> [Available records]
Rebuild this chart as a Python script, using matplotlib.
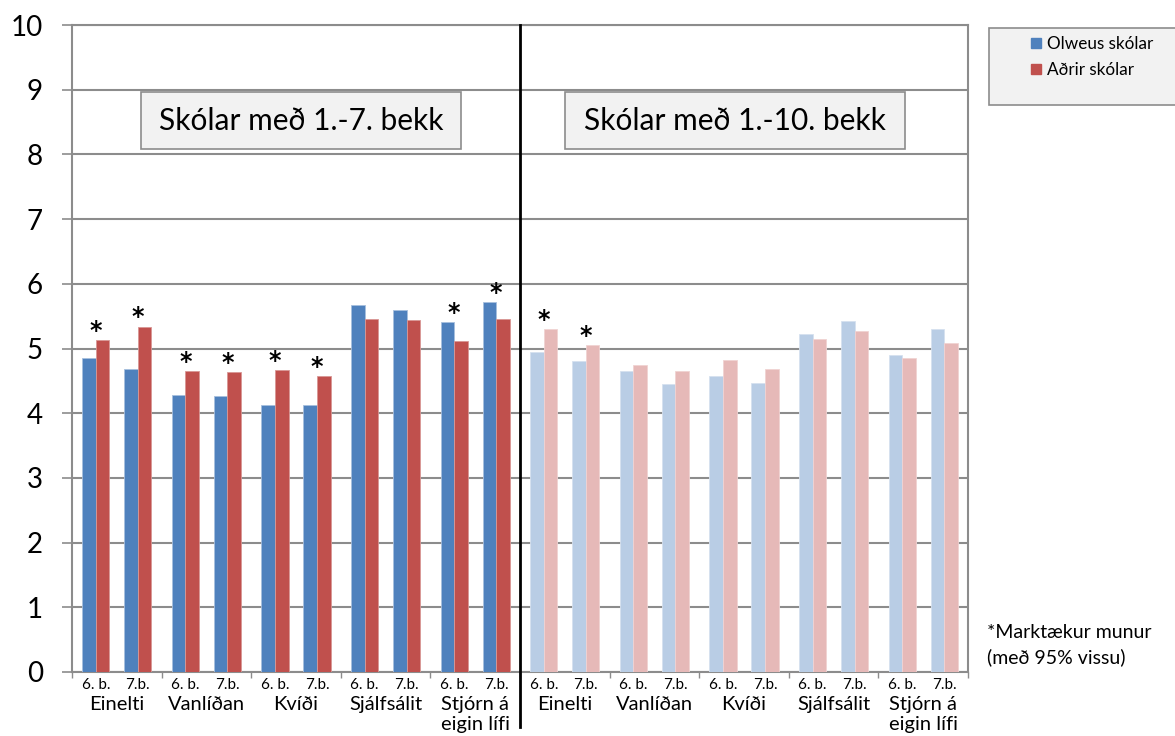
import matplotlib
matplotlib.use("Agg")
import matplotlib.pyplot as plt
from matplotlib.patches import Rectangle
from matplotlib.lines import Line2D
from matplotlib.transforms import blended_transform_factory

plt.rcParams['font.family'] = ['Lato', 'DejaVu Sans']

# ---- data ----
categories = ["Einelti", "Vanlíðan", "Kvíði", "Sjálfsálit", "Stjórn á\neigin lífi"]
grades = ["6. b.", "7.b."]
panel_titles = ["Skólar með 1.-7. bekk", "Skólar með 1.-10. bekk"]
series_names = ["Olweus skólar", "Aðrir skólar"]

olweus_1_7 = [4.86, 4.68, 4.28, 4.26, 4.13, 4.13, 5.67, 5.59, 5.41, 5.72]
adrir_1_7 = [5.13, 5.34, 4.65, 4.63, 4.67, 4.57, 5.46, 5.44, 5.11, 5.46]
olweus_1_10 = [4.94, 4.80, 4.65, 4.45, 4.58, 4.46, 5.22, 5.42, 4.90, 5.30]
adrir_1_10 = [5.30, 5.05, 4.74, 4.65, 4.82, 4.69, 5.14, 5.27, 4.86, 5.08]
signif_1_7 = [1, 1, 1, 1, 1, 1, 0, 0, 1, 1]
signif_1_10 = [1, 1, 0, 0, 0, 0, 0, 0, 0, 0]

footnote = "*Marktækur munur\n(með 95% vissu)"

# ---- style ----
blue, red = "#4F81BD", "#C0504D"
lblue, lred = "#B9CDE5", "#E6B9B8"
grid_c = "#8C8C8C"
bar_w = 0.152
pair_off = 0.234

fig = plt.figure(figsize=(11.75, 7.36), dpi=100)
ax = fig.add_axes([72 / 1175, 1 - 672 / 736, (968 - 72) / 1175, (672 - 25) / 736])

panels = [
    (olweus_1_7, adrir_1_7, signif_1_7, blue, red, "#A7BFDE", "#D99795"),
    (olweus_1_10, adrir_1_10, signif_1_10, lblue, lred, "#D6E1EF", "#F0D3D2"),
]

for p, (ov, av, sg, cb, cr, eb, er) in enumerate(panels):
    for i in range(len(ov)):
        c, g = divmod(i, 2)
        center = p * 5 + c + 0.5 + (g - 0.5) * 2 * pair_off
        ax.bar(center - bar_w / 2, ov[i], width=bar_w, color=cb,
               edgecolor=eb, linewidth=0.6, zorder=3)
        ax.bar(center + bar_w / 2, av[i], width=bar_w, color=cr,
               edgecolor=er, linewidth=0.6, zorder=3)
        if sg[i]:
            ax.annotate("*", (center, max(ov[i], av[i])), xytext=(0, 1.5),
                        textcoords="offset points", ha="center", va="baseline",
                        fontsize=17, family="DejaVu Sans", weight="bold",
                        color="black", zorder=4)

ax.set_xlim(0, 10)
ax.set_ylim(0, 10)
ax.set_yticks(range(0, 11))
ax.set_yticklabels([str(v) for v in range(0, 11)], fontsize=20)
ax.yaxis.grid(True, color=grid_c, linewidth=1.5, zorder=0)
ax.set_axisbelow(True)
ax.tick_params(axis="y", direction="out", length=7.5, width=1.2,
               color=grid_c, pad=13.5)
ax.set_xticks([])
ax.set_xticks(range(0, 11), minor=True)
ax.tick_params(axis="x", which="minor", direction="out", length=4,
               width=1.0, color=grid_c)
ax.tick_params(axis="x", which="major", length=0)
for s in ax.spines.values():
    s.set_color(grid_c)
    s.set_linewidth(1.5)

# x labels
tr = blended_transform_factory(ax.transData, ax.transAxes)
for p in range(2):
    for c, cat in enumerate(categories):
        base = p * 5 + c + 0.5
        for g, gl in enumerate(grades):
            ax.text(base + (g - 0.5) * 2 * pair_off, -0.0195, gl, transform=tr,
                    ha="center", va="center", fontsize=11)
        ax.text(base, -0.037, cat, transform=tr, ha="center", va="top",
                fontsize=14.5, linespacing=1.25)

# separator line
ax.plot([5, 5], [-0.085, 1], transform=tr, color="black", linewidth=2,
        clip_on=False, zorder=5)

# panel title boxes (x0, x1 in data units)
box_extents = [(0.775, 4.346), (5.499, 9.293)]
for t, (x0, x1) in zip(panel_titles, box_extents):
    y0, y1 = 8.083, 8.96
    ax.add_patch(Rectangle((x0, y0), x1 - x0, y1 - y0, facecolor="#F2F2F2",
                           edgecolor=grid_c, linewidth=1.2, zorder=6))
    ax.text((x0 + x1) / 2, (y0 + y1) / 2, t, ha="center", va="center",
            fontsize=21.5, zorder=7)

# legend box
fig.patches.append(Rectangle((989 / 1175, 1 - 105 / 736), 0.2, 77 / 736,
                             transform=fig.transFigure, facecolor="#F2F2F2",
                             edgecolor=grid_c, linewidth=1.2, zorder=1))
handles = [Line2D([], [], marker="s", linestyle="none", markersize=7.5,
                  markerfacecolor=col, markeredgecolor=col)
           for col in (blue, red)]
fig.legend(handles, series_names, loc="upper left",
           bbox_to_anchor=(1012 / 1175, 1 - 21 / 736), frameon=False,
           fontsize=12.3, handletextpad=0.15, labelspacing=0.55,
           handlelength=1.0, borderpad=0.4)

fig.text(987 / 1175, 1 - 624 / 736, footnote, ha="left", va="top",
         fontsize=14, linespacing=1.5)

fig.savefig("out.png", dpi=100)
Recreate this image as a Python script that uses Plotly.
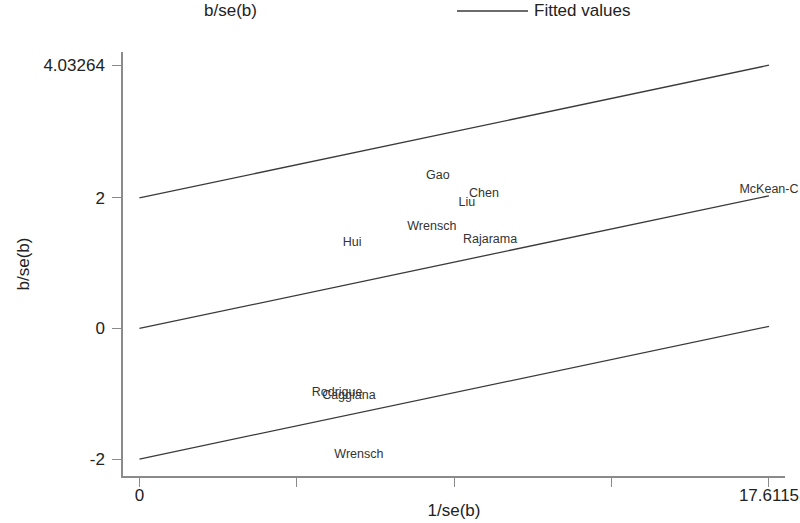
"""
Galbraith plot: b/se(b) against 1/se(b) with fitted line and +/-2 bounds.
"""

import plotly.graph_objects as go

# ── Data ──────────────────────────────────────────────────────────────────────
STUDIES = ["Gao", "Chen", "Liu", "Wrensch", "Rajarama", "Hui", "McKean-C",
           "Rodrigue", "Caggiana", "Wrensch"]
INV_SE = [8.35, 9.64, 9.16, 8.18, 9.81, 5.95, 17.6115, 5.53, 5.86, 6.14]
Z_SCORE = [2.33, 2.06, 1.92, 1.55, 1.35, 1.31, 2.12, -0.99, -1.04, -1.94]

FIT_X = [0, 17.6115]
FIT_MID = [0, 2.03264]
FIT_UPPER = [2, 4.03264]
FIT_LOWER = [-2, 0.03264]

X_TICKS = [0, 4.402875, 8.80575, 13.208625, 17.6115]
X_TICKTEXT = ["0", "", "", "", "17.6115"]
Y_TICKS = [-2, 0, 2, 4.03264]
Y_TICKTEXT = ["-2", "0", "2", "4.03264"]

# ── Style ─────────────────────────────────────────────────────────────────────
FONT = "Liberation Sans, Arial, sans-serif"
LINE = "#3a3a3a"
AXIS = "#8a8a8a"
TEXT = "#222222"

W, H = 800, 523
M_L, M_R, M_T, M_B = 123, 15, 52, 47
PLOT_W = W - M_L - M_R
PLOT_H = H - M_T - M_B

# drop the default 8px body margin so the figure fills the window exactly
NO_BODY_MARGIN = "document.body.style.margin='0';"


def px_x(px: float) -> float:
    return (px - M_L) / PLOT_W


def px_y(py: float) -> float:
    return 1 + (M_T - py) / PLOT_H


fig = go.Figure()

for ys in (FIT_UPPER, FIT_MID, FIT_LOWER):
    fig.add_trace(
        go.Scatter(
            x=FIT_X, y=ys, mode="lines",
            line=dict(color=LINE, width=1.3),
            showlegend=False, hoverinfo="skip",
        )
    )

fig.add_trace(
    go.Scatter(
        x=INV_SE, y=Z_SCORE, mode="text", text=STUDIES,
        textposition="middle center",
        textfont=dict(family=FONT, size=12.5, color="#333333"),
        cliponaxis=False,
        showlegend=False,
    )
)

# ── Legend (drawn by hand so the line key matches the original length) ───────
fig.add_annotation(
    x=px_x(202), y=px_y(11), xref="paper", yref="paper",
    text="b/se(b)", showarrow=False, xanchor="left", yanchor="middle",
    font=dict(family=FONT, size=17, color=TEXT),
)
fig.add_shape(
    type="line", xref="paper", yref="paper",
    x0=px_x(457), x1=px_x(528), y0=px_y(11), y1=px_y(11),
    line=dict(color=LINE, width=1.3),
)
fig.add_annotation(
    x=px_x(532), y=px_y(11), xref="paper", yref="paper",
    text="Fitted values", showarrow=False, xanchor="left", yanchor="middle",
    font=dict(family=FONT, size=17, color=TEXT),
)

axis_common = dict(
    showgrid=False, zeroline=False, showline=True,
    linecolor=AXIS, linewidth=1.5,
    ticks="outside", ticklen=9, tickwidth=1.3, tickcolor=AXIS,
    tickfont=dict(family=FONT, size=17, color=TEXT),
    title_font=dict(family=FONT, size=17, color=TEXT),
    automargin=False,
)

fig.update_layout(
    width=W, height=H,
    paper_bgcolor="white", plot_bgcolor="white",
    margin=dict(l=M_L, r=M_R, t=M_T, b=M_B),
    showlegend=False,
    xaxis=dict(
        **axis_common, range=[-0.46, 18.06],
        tickmode="array", tickvals=X_TICKS, ticktext=X_TICKTEXT,
        ticklabelstandoff=-6,
        title=dict(text="1/se(b)", standoff=0),
    ),
    yaxis=dict(
        **axis_common, range=[-2.26, 4.235],
        tickmode="array", tickvals=Y_TICKS, ticktext=Y_TICKTEXT,
        ticklabelstandoff=4,
        title=dict(text="b/se(b)", standoff=9),
    ),
)

fig.write_html(
    "out.html",
    post_script=NO_BODY_MARGIN,
    config={"displayModeBar": False},
)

> [What to work on] Repeat the lines above, starting at the first and stopping after the line that holds "plt.rcParams['font.family'] = ['Lato', 'DejaVu", with the pictures left out.

> [Written response]
Rebuild this chart as a Python script, using matplotlib.
import matplotlib
matplotlib.use("Agg")
import matplotlib.pyplot as plt
from matplotlib.patches import Rectangle
from matplotlib.lines import Line2D
from matplotlib.transforms import blended_transform_factory

plt.rcParams['font.family'] = ['Lato', 'DejaVu Sans']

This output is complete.